The U.S. 9th Circuit Court of Appeals held the county liable last year on the grounds that water flowing past the monitoring site is an illegal “discharge” of pollution.

While agreeing with the flood control district that the flow of water in a river is not itself a discharge, lawyers for the NRDC said the court should not free Los Angeles from all liability.

“This pollution continues year after year,” said Aaron Colangelo, an NRDC lawyer. “The point of the Clean Water Act was to eliminate what everybody agrees is the biggest sources of water pollution in Southern California.”

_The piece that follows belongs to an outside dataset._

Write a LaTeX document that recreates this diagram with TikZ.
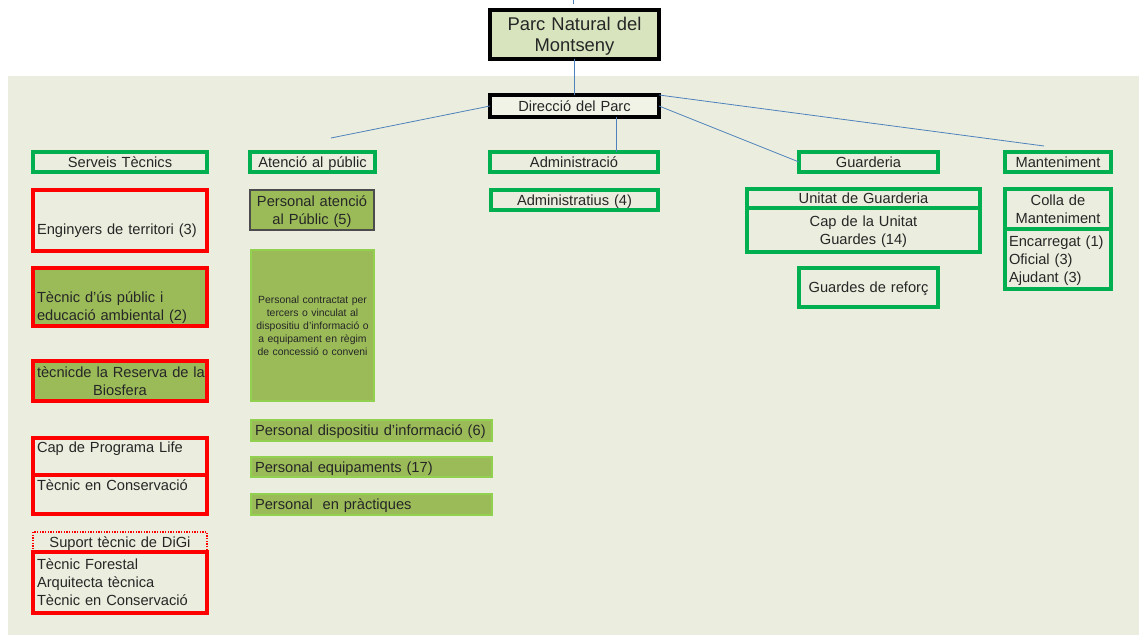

Timothy Coates, representing the L.A. County Flood Control District, urged the court to reverse the 9th Circuit decision and end the case. “There is nothing further … really to argue about,” he said.

But Roberts and several other justices said the pollution readings suggested the county was at fault.

“What was the purpose of having the monitoring station if nothing can be done?” asked Justice Ruth Bader Ginsburg.

Coates said the monitoring showed there was a pollution problem, but it did not point to the source of it. He said a new permit, soon to take effect, would require monitoring at the many points where water flows into the rivers.

“So this was a regulatory void,” said Justice Sonia Sotomayor.

Despite the tone of the argument, the court’s conservatives said they were wary of sending the case back to the liberal-leaning 9th Circuit Court. Those judges could “adopt another fanciful interpretation of the statute, which is something I worry about,” said Justice Antonin Scalia.